Poi ci è apparso, come un’illuminazione, il Bertinotti di Corrado Guzzanti. Quello della “sinistra che non deve governare, ma fare scherzi telefonici, rompere i coglioni e divertirsi”. Quello che rimpiangeva i bei tempi di Prodi, che lavoravano tutto il giorno, mentre lui giocava a biliardo e poi “alle 3 del mattino andavamo sotto casa di Veltroni, ci appendevamo al campanello e poi via a correre e ridere per la strada”. Perché “la sinistra è gioco, è divertimento, è fantasia. ‘Alabarda spaziale!’: è questo lo slogan di una sinistra moderna”. Programma semplice: “Suonare ai citofoni citando Lenin e schivando la secchiata d’acqua: ‘Andate a dormire!’, ‘La rivoluzione non dorme mai!’”. E strategia precisa: “Diventare la forza più irresponsabile del Paese, opponendo al voto utile il voto dilettevole”.

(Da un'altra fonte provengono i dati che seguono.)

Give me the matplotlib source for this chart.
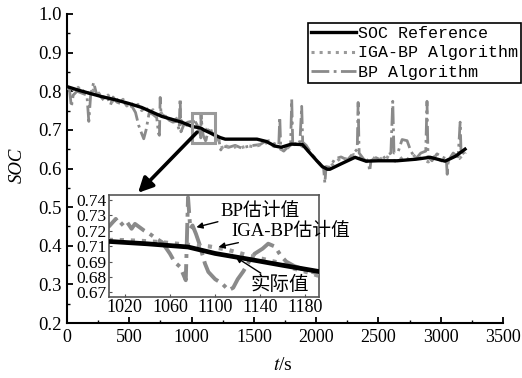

Ora, con la crisi delle ideologie, la Sinistra sta poco bene ed è affollatissima, fra 5Stelle, Pd e LeU. Ed ecco l’ideona: fondare il Centro del gioco e degli scherzi per rompere i coglioni a Conte & C..
Fino a una settimana fa, Renzi controllava i gruppi parlamentari Pd. Ma si annoiava: vuoi mettere invece una miniditta ad personam? Conta molto meno, perché metà dei renziani non ci entrano. Ma se ne parla molto di più. Anzi tutti dicono che adesso Renzi è il padrone del governo, come se prima non ci fosse e come se i cosiddetti “renziani” lo fossero per convinzione e non per convenienza (altri 4 anni di poltrona e di pensione).
Basta scorrere i nomi dei 41 italo-vivi: Bonifazi, sempre e ovunque tesoriere; la Boschi, e-ho-detto-tutto; Migliore, detto Genny ‘a Poltrona; Rosatellum; De Filippo, per non lasciare solo Bonifazi in rappresentanza degli indagati; Ferri, perché il gemello Lotti per ora non viene; una di FI, che giustamente non vede la differenza; e Socialistanencini (si chiama così, una parola sola), che porta in dote il glorioso marchio del Psi (di Craxi, sia chiaro, non certo dei putribondi Turati, Nenni e Pertini).
Più che un partito, pare il bar di Guerre Stellari. Quindi basta dare del bugiardo a Renzi: stavolta è stato di parola. Il Centro Dilettevole è appena partito e già fa scompisciare.